Today's accelerated EPI sequences combine techniques such as multi-band (MB) acquisition with simultaneous echo refocusing (SER) and/or GRAPPA (1,2). In previous posts I've highlighted the increased motion sensitivity of parallel imaging methods such as GRAPPA. The MB family of methods also require "reference scan data" in order to reconstruct the time series images, and as such they are inherently more motion-sensitive than your plain vanilla single-shot EPI. Indeed, similar principles are used to reconstruct MB images as for GRAPPA, and the basic motion sensitivities are the same, i.e. motion during the reference data acquisitions will contaminate all images in a subsequent time series, while motion after the reference data but during the (accelerated) time series will lead to mismatches and spatial artifacts that will degrade temporal stability. In short, using these accelerated sequences is akin to sharpening the motion sensitivity profile of your experiment, and you will need to ensure a high degree of subject compliance to get good data.


Plan, then scan.

Now, I'm not suggesting you dismiss out of hand these sequences for your research. I am suggesting that you apply a lot of forethought, taking the time to consider several important factors. I've written before about evaluating pulse sequences that are new (or new to you). Your first task is to determine whether you even need a fancy, partly validated, highly risky pulse sequence to answer your neuroscience question. If the answer isn't a resounding "yes," why take the risk? Next, you should ask yourself how the pulse sequence should be set up to provide the optimum data. For instance, do you know which slice direction is best for minimizing motion sensitivity and/or receive field bias (g-factor) for the multi-band sequence? And do you know which RF coil to use, and why? If you can't establish your experimental setup based on sound principles that's a suggestion you either don't have the expertise yourself or you aren't collaborating with someone with the requisite expertise. (Me? I could guess, but that's about it! Without doing a validation study of my own I'd be winging it. Which is kinda my point!)

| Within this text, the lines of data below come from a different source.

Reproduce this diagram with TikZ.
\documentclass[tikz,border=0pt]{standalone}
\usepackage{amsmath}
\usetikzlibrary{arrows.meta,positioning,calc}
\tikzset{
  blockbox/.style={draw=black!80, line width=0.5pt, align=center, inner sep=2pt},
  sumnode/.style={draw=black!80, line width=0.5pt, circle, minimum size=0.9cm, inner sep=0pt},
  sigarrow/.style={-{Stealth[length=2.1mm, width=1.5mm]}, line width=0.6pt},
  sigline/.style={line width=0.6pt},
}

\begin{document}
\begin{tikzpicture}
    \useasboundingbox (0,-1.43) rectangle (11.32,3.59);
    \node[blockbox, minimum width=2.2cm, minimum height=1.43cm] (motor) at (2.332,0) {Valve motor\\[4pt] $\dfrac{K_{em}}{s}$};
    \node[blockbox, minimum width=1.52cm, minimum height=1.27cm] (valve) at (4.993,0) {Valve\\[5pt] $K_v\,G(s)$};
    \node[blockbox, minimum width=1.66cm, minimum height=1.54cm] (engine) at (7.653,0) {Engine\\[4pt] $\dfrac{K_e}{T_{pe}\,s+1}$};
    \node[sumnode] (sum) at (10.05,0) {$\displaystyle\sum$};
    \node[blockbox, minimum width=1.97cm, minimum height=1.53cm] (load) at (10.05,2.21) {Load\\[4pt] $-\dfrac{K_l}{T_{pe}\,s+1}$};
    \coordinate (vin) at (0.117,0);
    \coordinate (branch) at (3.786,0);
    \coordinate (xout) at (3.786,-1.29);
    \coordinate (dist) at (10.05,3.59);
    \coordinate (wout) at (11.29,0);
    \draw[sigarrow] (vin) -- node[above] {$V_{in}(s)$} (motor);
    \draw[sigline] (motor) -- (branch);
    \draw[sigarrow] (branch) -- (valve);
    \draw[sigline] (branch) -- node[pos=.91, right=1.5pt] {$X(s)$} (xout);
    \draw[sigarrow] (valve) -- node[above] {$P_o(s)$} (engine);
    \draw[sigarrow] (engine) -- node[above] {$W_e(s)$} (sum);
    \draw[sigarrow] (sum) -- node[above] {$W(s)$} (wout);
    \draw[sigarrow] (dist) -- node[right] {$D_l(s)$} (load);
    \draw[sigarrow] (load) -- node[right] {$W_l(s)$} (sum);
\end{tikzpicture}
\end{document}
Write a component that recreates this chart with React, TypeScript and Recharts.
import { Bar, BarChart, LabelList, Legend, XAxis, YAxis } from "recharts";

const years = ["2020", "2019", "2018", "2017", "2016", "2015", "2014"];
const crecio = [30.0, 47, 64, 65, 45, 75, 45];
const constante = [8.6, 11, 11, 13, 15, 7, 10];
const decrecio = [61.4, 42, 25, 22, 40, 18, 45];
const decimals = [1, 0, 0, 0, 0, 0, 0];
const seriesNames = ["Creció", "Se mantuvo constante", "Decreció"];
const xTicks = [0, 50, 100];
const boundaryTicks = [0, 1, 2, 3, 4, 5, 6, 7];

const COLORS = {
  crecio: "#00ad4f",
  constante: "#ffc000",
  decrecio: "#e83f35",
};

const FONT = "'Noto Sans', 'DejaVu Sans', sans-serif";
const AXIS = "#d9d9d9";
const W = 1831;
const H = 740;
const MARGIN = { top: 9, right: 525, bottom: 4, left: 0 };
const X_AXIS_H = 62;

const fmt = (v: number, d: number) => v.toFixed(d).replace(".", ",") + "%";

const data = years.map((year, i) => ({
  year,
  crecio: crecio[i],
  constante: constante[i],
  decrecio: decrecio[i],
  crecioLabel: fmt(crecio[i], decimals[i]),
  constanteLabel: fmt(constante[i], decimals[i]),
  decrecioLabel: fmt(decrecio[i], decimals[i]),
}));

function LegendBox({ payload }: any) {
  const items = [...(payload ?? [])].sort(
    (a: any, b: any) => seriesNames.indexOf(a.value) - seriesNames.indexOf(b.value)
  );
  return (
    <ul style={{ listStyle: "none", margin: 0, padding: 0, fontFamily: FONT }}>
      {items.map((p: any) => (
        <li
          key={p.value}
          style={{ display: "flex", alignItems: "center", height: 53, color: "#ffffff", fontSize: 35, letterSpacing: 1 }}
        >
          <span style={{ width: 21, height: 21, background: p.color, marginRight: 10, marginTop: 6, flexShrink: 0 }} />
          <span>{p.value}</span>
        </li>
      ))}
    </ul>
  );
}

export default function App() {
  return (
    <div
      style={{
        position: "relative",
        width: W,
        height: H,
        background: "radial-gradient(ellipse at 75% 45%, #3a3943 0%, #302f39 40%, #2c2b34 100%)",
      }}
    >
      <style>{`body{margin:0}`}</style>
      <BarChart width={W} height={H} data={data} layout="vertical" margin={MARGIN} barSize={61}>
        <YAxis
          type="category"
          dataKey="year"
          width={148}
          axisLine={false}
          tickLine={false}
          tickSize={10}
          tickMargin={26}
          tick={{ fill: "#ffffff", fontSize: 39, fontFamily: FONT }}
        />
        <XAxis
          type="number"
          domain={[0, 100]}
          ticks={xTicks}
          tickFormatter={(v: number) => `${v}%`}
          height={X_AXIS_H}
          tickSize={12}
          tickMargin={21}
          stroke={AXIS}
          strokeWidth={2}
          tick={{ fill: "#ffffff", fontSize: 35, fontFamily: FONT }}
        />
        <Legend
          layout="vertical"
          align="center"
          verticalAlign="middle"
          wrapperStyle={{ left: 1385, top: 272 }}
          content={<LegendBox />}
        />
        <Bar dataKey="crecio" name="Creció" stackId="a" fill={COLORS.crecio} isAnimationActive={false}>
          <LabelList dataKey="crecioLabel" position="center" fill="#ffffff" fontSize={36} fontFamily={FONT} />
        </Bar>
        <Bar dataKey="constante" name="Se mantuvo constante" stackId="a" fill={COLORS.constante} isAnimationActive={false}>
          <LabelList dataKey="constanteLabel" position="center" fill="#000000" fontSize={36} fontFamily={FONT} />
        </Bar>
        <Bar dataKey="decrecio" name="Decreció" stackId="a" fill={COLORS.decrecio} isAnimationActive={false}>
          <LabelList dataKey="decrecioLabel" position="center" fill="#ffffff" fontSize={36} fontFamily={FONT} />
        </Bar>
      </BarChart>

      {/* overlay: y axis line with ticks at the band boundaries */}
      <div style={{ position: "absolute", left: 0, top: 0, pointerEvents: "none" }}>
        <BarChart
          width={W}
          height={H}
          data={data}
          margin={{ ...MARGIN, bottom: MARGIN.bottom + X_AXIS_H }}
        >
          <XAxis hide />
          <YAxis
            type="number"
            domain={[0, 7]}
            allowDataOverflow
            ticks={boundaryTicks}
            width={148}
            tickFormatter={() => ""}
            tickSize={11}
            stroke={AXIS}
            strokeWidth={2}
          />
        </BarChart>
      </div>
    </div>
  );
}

Please don't just go download and use the latest and greatest technique because it's new and cool. I've seen this movie before, and ninety nine times out of a hundred it ends in tears. Please put some justification and logic into your choices before you go and spend hundreds of hours and thousands of dollars finding yet another way that motion can confound an fMRI experiment. Eyes wide open!

__________________


References:

1.  S Moeller, et al. "Multiband multislice GE-EPI at 7 tesla, with 16-fold acceleration using partial parallel imaging with application to high spatial and temporal whole-brain fMRI." Magn. Reson. Med. 63, 1144-53 (2009).

2.  DA Feinberg, et al. "Multiplexed echo planar imaging for sub-second whole brain fMRI and fast diffusion imaging." PLoS ONE 5(12), e15710 (2010).